State-owned Life Insurance Corp. bought 300 billion rupees ($5.8 billion) in company debt in the eight months through November, compared with 400 billion rupees invested a year earlier, according to chairman Mehrotra. Bond sales by Indian companies shrank 9 percent to 1.76 trillion rupees in 2011, according to data compiled by Bloomberg.
‘Whirlpool of Pessimism’
“Profitability will be stretched across industries because of high input and borrowing costs,” Vinita Singhania, managing director at New Delhi-based JK Lakshmi Cement Ltd., said in an interview on Jan. 11. “We expect the situation to persist this year and the outcome of these difficulties will be reflected in the performances of companies.”
Profits at the 30 firms that make up the benchmark BSE India Sensitive Index will fall 8.7 percent to 1,150 rupees a share in the 12 months through March, the biggest drop in three years, according to analyst estimates compiled by Bloomberg.
“India today finds itself in the middle of a whirlpool of pessimism,” analysts at Nomura Holdings Inc., including Mumbai- based Prabhat Avasthi, wrote in a research note dated Jan. 12. “Growth would continue to face headwinds. The lagged effects of past tightening are likely to continue to play out in the first half of 2012. The trajectory for earnings through the year would likely slow.”
Bond Risk
Yields on benchmark 10-year government bonds have climbed 56 basis points in the past two years as the Reserve Bank boosted interest rates. The extra yield demanded by investors to hold the notes over similar-dated U.S. Treasuries widened 177 basis points in the period to 632. The yield on the 8.79 percent note due November 2021 fell three basis points last week at 8.19 percent, according to the central bank’s trading system.

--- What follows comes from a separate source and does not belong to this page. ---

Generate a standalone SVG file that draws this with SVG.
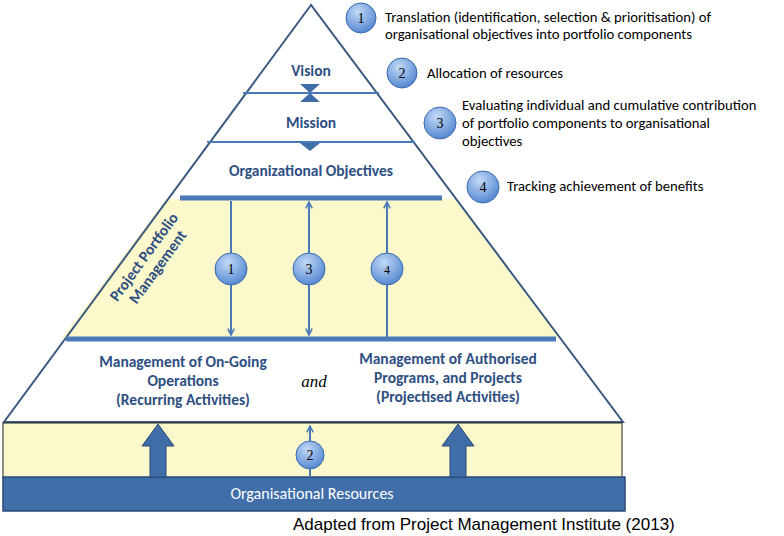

The average cost of credit-default swaps insuring against debt defaults by seven Indian issuers climbed 242 basis points in the past year to 452 basis points, according to data provider CMA, which is owned by CME Group Inc. and compiles prices quoted by dealers in privately negotiated markets. The swaps pay the buyer face value in exchange for the underlying securities or the cash equivalent should a nation or company fail to adhere to its debt agreements.
Bad Loans
India’s sovereign notes earned 7.6 percent in the past 12 months, while Indonesian securities returned 25 percent in the biggest gain among Asia’s 10 biggest government debt markets outside Japan, according to HSBC Holdings Plc data.
The increasing risk of defaults by companies means bad loans in the nation’s banking system may more than double, according to the central bank.
Non-performing credits may climb to 5.8 percent of total advances in two years from 2.8 percent in September, in the worst-case scenario, the Reserve Bank of India said in a report released on Dec. 22. Bad debts could be as much as 3.5 percent of loans by March 2013 using a “baseline macroeconomic scenario” and between 4.7 percent and 5.8 percent under a “severe macroeconomic stress scenario,” according to the report.
“Steel and textiles are additions to the list of sectors that are under stress in the last quarter because of borrowing costs and tough financial market conditions,” M.D. Mallya, Mumbai-based chairman and managing director at state-owned Bank of Baroda, said in an interview on Jan. 9. “Corporate performances weakened in the last quarter. The situation may continue this quarter because funding costs aren’t easing.”